• _PROBLEM DESCRIPTION_
Pictures stay out of the copy; set down each line of the listing below exactly.

=== RECORDED INFORMATION ===

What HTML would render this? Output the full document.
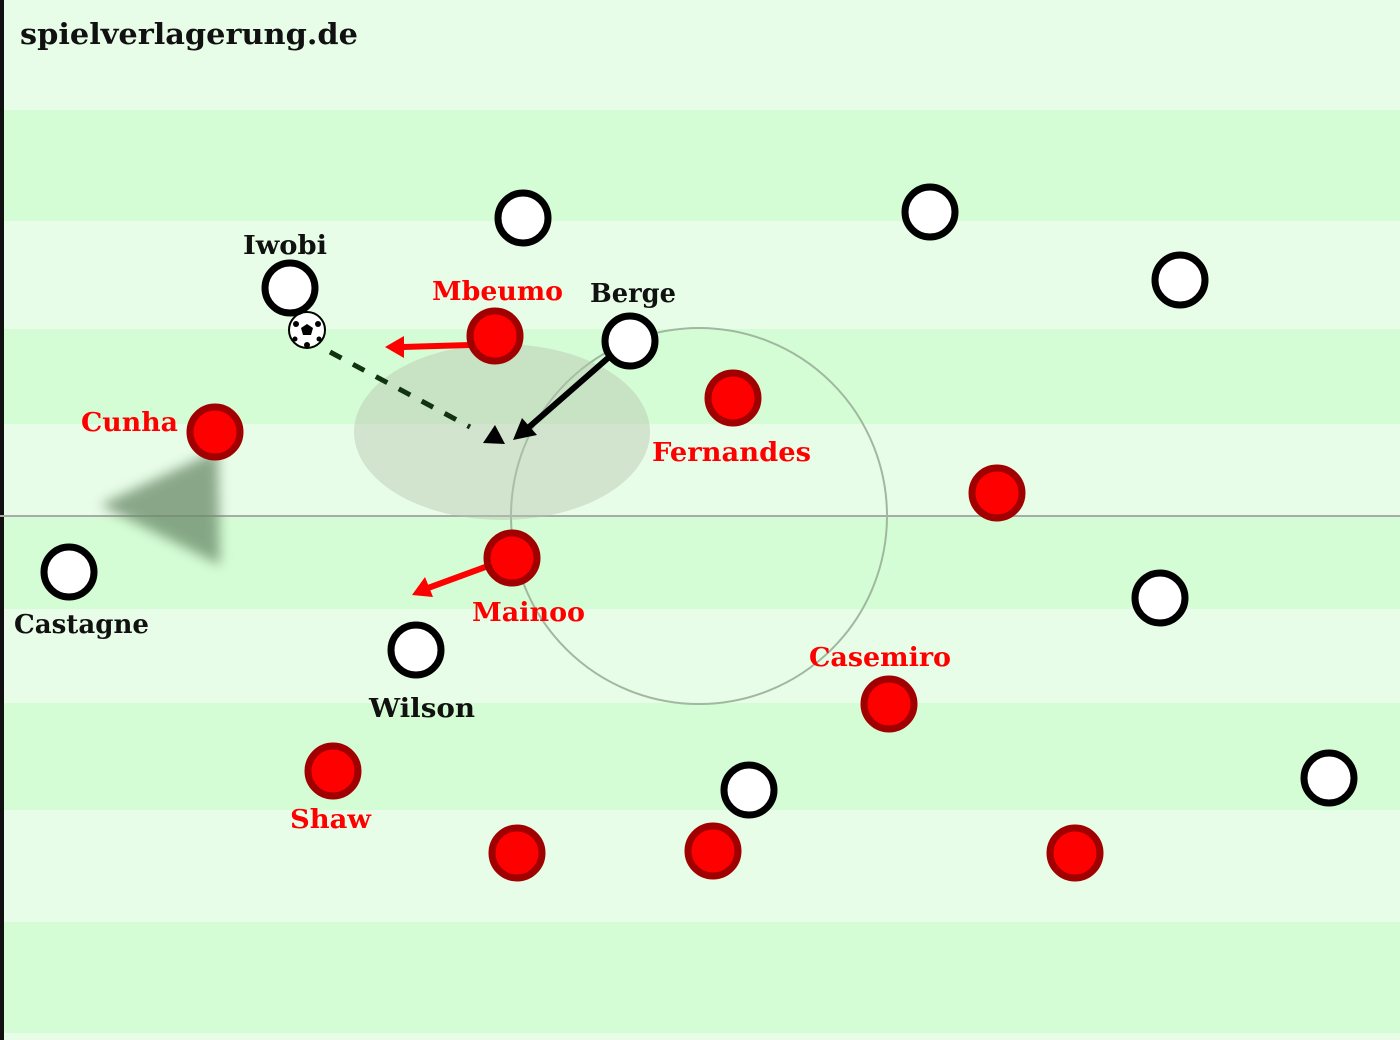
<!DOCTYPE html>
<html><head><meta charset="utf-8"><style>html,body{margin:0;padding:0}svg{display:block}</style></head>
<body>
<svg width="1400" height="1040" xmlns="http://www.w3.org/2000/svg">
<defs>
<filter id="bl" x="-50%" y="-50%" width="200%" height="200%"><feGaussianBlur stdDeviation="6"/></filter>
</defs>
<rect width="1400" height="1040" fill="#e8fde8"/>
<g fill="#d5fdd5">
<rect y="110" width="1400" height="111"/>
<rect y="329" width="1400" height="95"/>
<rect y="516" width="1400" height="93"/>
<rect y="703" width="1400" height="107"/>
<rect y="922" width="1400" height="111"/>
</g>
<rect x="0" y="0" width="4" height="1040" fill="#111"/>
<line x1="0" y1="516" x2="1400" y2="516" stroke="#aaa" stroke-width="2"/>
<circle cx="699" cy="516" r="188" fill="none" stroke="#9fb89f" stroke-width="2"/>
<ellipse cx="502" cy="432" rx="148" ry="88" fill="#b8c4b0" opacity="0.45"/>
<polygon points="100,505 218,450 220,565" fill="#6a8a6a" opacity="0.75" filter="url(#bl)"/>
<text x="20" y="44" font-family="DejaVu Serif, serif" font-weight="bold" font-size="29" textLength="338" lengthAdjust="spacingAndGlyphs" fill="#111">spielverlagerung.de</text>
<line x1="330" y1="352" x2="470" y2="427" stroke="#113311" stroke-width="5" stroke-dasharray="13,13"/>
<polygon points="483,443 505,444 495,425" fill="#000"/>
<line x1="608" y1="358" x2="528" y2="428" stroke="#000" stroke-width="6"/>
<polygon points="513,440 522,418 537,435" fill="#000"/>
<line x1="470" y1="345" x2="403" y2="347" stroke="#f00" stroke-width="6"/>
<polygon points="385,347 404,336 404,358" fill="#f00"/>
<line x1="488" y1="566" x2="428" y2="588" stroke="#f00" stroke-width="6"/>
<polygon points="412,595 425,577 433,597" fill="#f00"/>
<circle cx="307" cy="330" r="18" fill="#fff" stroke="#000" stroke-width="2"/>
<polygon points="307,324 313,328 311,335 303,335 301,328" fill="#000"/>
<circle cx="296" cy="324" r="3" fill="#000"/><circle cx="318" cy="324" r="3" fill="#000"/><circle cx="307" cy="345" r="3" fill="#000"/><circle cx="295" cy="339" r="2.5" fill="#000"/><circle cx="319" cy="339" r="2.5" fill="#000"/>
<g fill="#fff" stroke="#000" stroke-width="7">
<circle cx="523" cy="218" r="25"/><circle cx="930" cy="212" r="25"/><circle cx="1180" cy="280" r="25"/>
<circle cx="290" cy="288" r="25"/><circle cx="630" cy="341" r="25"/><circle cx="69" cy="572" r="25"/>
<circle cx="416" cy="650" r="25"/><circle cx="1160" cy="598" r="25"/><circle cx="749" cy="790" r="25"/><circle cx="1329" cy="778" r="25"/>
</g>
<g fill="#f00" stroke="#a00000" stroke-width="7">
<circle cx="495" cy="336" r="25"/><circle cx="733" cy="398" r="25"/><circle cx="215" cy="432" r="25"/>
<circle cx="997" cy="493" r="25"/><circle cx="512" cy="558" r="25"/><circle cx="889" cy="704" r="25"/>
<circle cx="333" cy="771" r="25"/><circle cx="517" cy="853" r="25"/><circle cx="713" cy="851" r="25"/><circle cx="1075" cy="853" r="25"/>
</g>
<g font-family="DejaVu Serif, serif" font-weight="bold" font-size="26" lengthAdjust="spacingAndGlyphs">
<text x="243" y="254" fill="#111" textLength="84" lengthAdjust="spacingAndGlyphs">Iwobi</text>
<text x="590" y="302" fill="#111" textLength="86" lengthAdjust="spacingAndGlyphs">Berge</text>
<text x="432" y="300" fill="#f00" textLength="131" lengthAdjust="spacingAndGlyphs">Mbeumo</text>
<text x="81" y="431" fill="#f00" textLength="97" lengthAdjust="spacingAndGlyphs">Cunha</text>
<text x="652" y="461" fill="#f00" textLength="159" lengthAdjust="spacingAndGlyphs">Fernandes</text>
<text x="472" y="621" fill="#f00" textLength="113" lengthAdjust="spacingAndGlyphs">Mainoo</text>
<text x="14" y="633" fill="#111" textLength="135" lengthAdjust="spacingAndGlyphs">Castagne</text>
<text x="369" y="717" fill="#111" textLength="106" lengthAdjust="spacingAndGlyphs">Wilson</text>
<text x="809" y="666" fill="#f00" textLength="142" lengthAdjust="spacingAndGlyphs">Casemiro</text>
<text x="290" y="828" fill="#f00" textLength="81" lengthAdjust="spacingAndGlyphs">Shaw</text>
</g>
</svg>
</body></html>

===

• _RESPONSE TO THIS EXERCISE_
What HTML would render this? Output the full document.
<!DOCTYPE html>
<html><head><meta charset="utf-8"><style>html,body{margin:0;padding:0}svg{display:block}</style></head>
<body>
<svg width="1400" height="1040" xmlns="http://www.w3.org/2000/svg">
<defs>
<filter id="bl" x="-50%" y="-50%" width="200%" height="200%"><feGaussianBlur stdDeviation="6"/></filter>
</defs>
<rect width="1400" height="1040" fill="#e8fde8"/>
<g fill="#d5fdd5">
<rect y="110" width="1400" height="111"/>
<rect y="329" width="1400" height="95"/>
<rect y="516" width="1400" height="93"/>
<rect y="703" width="1400" height="107"/>
<rect y="922" width="1400" height="111"/>
</g>
<rect x="0" y="0" width="4" height="1040" fill="#111"/>
<line x1="0" y1="516" x2="1400" y2="516" stroke="#aaa" stroke-width="2"/>
<circle cx="699" cy="516" r="188" fill="none" stroke="#9fb89f" stroke-width="2"/>
<ellipse cx="502" cy="432" rx="148" ry="88" fill="#b8c4b0" opacity="0.45"/>
<polygon points="100,505 218,450 220,565" fill="#6a8a6a" opacity="0.75" filter="url(#bl)"/>
<text x="20" y="44" font-family="DejaVu Serif, serif" font-weight="bold" font-size="29" textLength="338" lengthAdjust="spacingAndGlyphs" fill="#111">spielverlagerung.de</text>
<line x1="330" y1="352" x2="470" y2="427" stroke="#113311" stroke-width="5" stroke-dasharray="13,13"/>
<polygon points="483,443 505,444 495,425" fill="#000"/>
<line x1="608" y1="358" x2="528" y2="428" stroke="#000" stroke-width="6"/>
<polygon points="513,440 522,418 537,435" fill="#000"/>
<line x1="470" y1="345" x2="403" y2="347" stroke="#f00" stroke-width="6"/>
<polygon points="385,347 404,336 404,358" fill="#f00"/>
<line x1="488" y1="566" x2="428" y2="588" stroke="#f00" stroke-width="6"/>
<polygon points="412,595 425,577 433,597" fill="#f00"/>
<circle cx="307" cy="330" r="18" fill="#fff" stroke="#000" stroke-width="2"/>
<polygon points="307,324 313,328 311,335 303,335 301,328" fill="#000"/>
<circle cx="296" cy="324" r="3" fill="#000"/><circle cx="318" cy="324" r="3" fill="#000"/><circle cx="307" cy="345" r="3" fill="#000"/><circle cx="295" cy="339" r="2.5" fill="#000"/><circle cx="319" cy="339" r="2.5" fill="#000"/>
<g fill="#fff" stroke="#000" stroke-width="7">
<circle cx="523" cy="218" r="25"/><circle cx="930" cy="212" r="25"/><circle cx="1180" cy="280" r="25"/>
<circle cx="290" cy="288" r="25"/><circle cx="630" cy="341" r="25"/><circle cx="69" cy="572" r="25"/>
<circle cx="416" cy="650" r="25"/><circle cx="1160" cy="598" r="25"/><circle cx="749" cy="790" r="25"/><circle cx="1329" cy="778" r="25"/>
</g>
<g fill="#f00" stroke="#a00000" stroke-width="7">
<circle cx="495" cy="336" r="25"/><circle cx="733" cy="398" r="25"/><circle cx="215" cy="432" r="25"/>
<circle cx="997" cy="493" r="25"/><circle cx="512" cy="558" r="25"/><circle cx="889" cy="704" r="25"/>
<circle cx="333" cy="771" r="25"/><circle cx="517" cy="853" r="25"/><circle cx="713" cy="851" r="25"/><circle cx="1075" cy="853" r="25"/>
</g>
<g font-family="DejaVu Serif, serif" font-weight="bold" font-size="26" lengthAdjust="spacingAndGlyphs">
<text x="243" y="254" fill="#111" textLength="84" lengthAdjust="spacingAndGlyphs">Iwobi</text>
<text x="590" y="302" fill="#111" textLength="86" lengthAdjust="spacingAndGlyphs">Berge</text>
<text x="432" y="300" fill="#f00" textLength="131" lengthAdjust="spacingAndGlyphs">Mbeumo</text>
<text x="81" y="431" fill="#f00" textLength="97" lengthAdjust="spacingAndGlyphs">Cunha</text>
<text x="652" y="461" fill="#f00" textLength="159" lengthAdjust="spacingAndGlyphs">Fernandes</text>
<text x="472" y="621" fill="#f00" textLength="113" lengthAdjust="spacingAndGlyphs">Mainoo</text>
<text x="14" y="633" fill="#111" textLength="135" lengthAdjust="spacingAndGlyphs">Castagne</text>
<text x="369" y="717" fill="#111" textLength="106" lengthAdjust="spacingAndGlyphs">Wilson</text>
<text x="809" y="666" fill="#f00" textLength="142" lengthAdjust="spacingAndGlyphs">Casemiro</text>
<text x="290" y="828" fill="#f00" textLength="81" lengthAdjust="spacingAndGlyphs">Shaw</text>
</g>
</svg>
</body></html>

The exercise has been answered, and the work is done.